I don't think you need the people of AIBU to agree that it's unfair (just as well really!) the facts remain the same - she does not want a relationship with you. And even if you knew exactly why she feels like that, you wouldn't even then be in a position to change her mind about it.
It's been 10 years - this isn't just about the original reason any more, you're different people now. I think you need to reframe the problem in order to address it.

wrappedupinmyselflikeaspool · 19/03/2017 20:17

Huldra thank you so much, and oh my goodness! Yes, very interesting reading. I did think when i got the email that it all sounded like she'd read it somewhere. Didn't sound like her words somehow. Also didn't know there was a Gransnet so...

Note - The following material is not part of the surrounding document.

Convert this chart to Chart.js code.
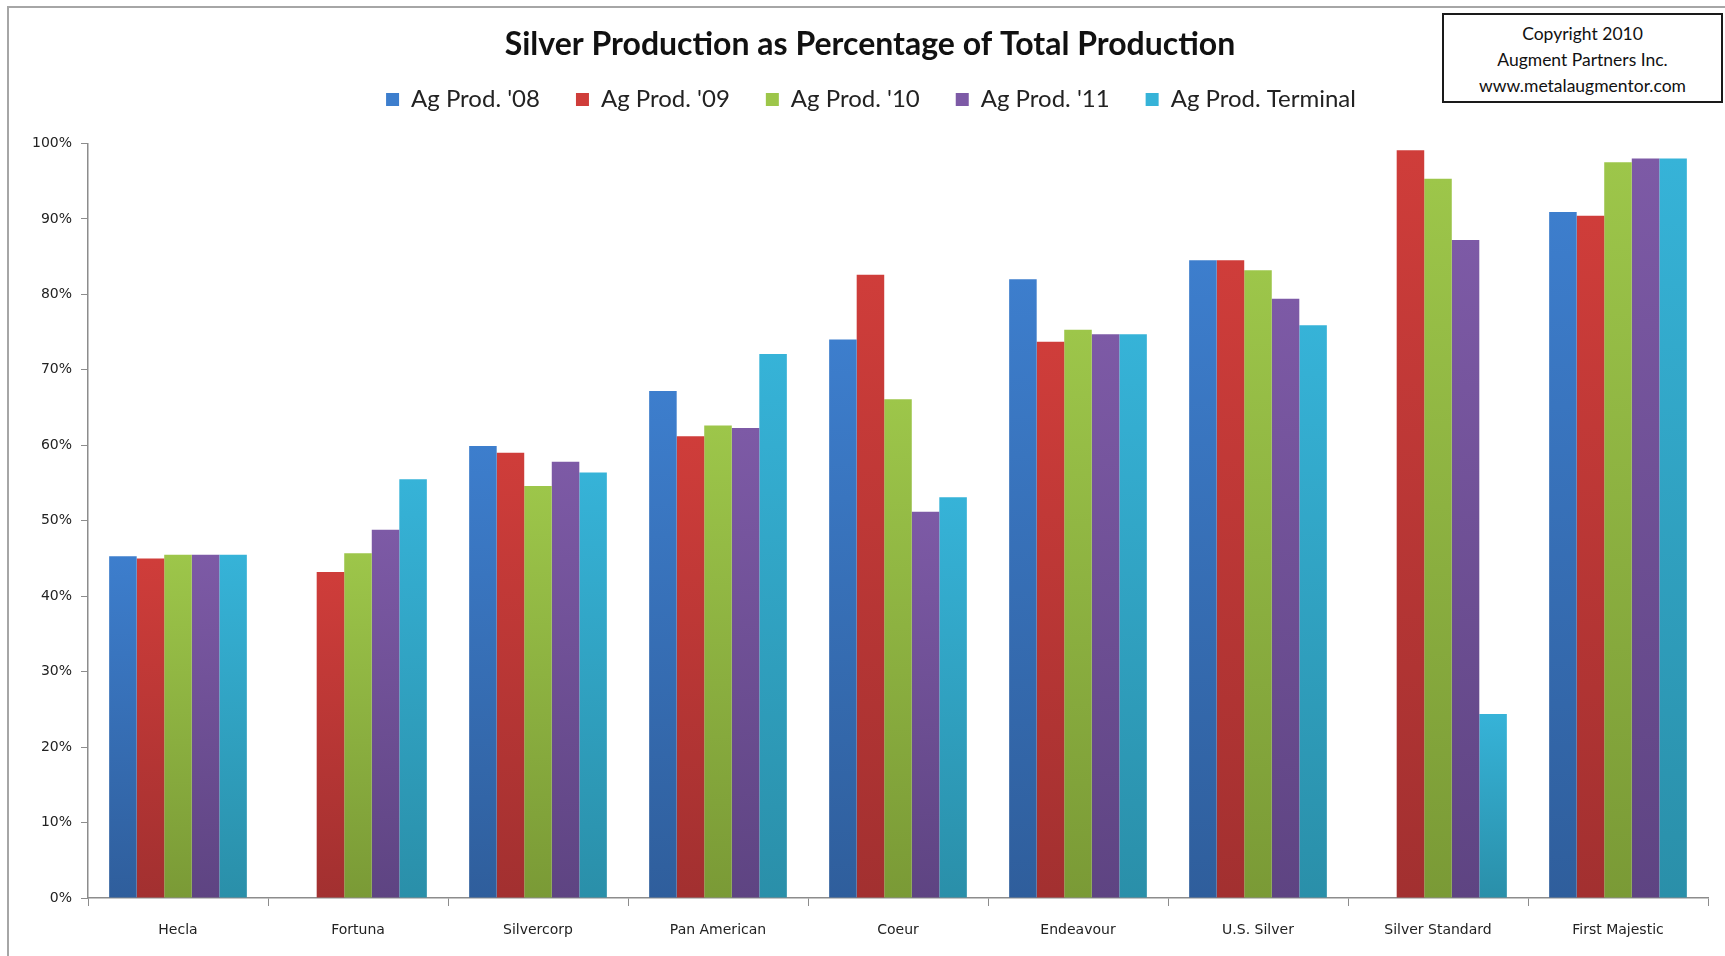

While I'm here, the person who said I abused her because I shouted down the phone at her, are you seriously telling me that you have never in your life shouted at someone dear to you through anger and frustration? Yes of course its unacceptable to shout at people, but its only abuse if it's habitual, and it certainly wasn't. Also unacceptable to be so passive aggressive that you refuse to communicate with someone when they are trying to communicate with you and I'd say pretty abusive to keep that up for ten years! We all do our best but human failure is best resolved through interaction not refusal.

OP posts:
WobblyLegs5 · 19/03/2017 21:06

She isn't being passive agressive, she has ended the relationship, the same way someone might with a partner or friend. That's her right. You can't change that, it sounds like sounds like she gave you warnings and explaination just that you are dismissing them. Being a blood relative doesn't give you any entitlement to be in her life if she doesn't want you to be. Nothing you can do about that & you would be unreasonable to try to contact her when she has made her boundaries clear.

Graphista · 20/03/2017 00:10

Wow! Your posts read like ones I've seen on out of the fog and other similar sites.

It's not cowardly, it's a bloody hard decision to make, people agonise over it. You have no right to expect a relationship with her at all. She doesn't owe you one.

People who have been cut out of the lives of others often claim they don't know why, or that the person who has gone Nc. The reality is often very different.

I remember (but can't find now, it was a while ago) a cut off mother came onto a site to argue that her daughter had no reason to cut her off. It became a very long thread.

The mother kept maintaining this PoV DESPITE presumably accidentally putting in her own posts some damn good reasons ANYONE would cut her off.

Even when the main site mod questioned her on her contradictions, and the daughter recognised her and put HER side of events (which was truly shocking and which the mother again I suspect accidentally admitted/confirmed) she still would NOT accept that Nc was a valid necessary choice for her daughter.

It's possible to verbally/emotionally abuse someone without ever raising your voice.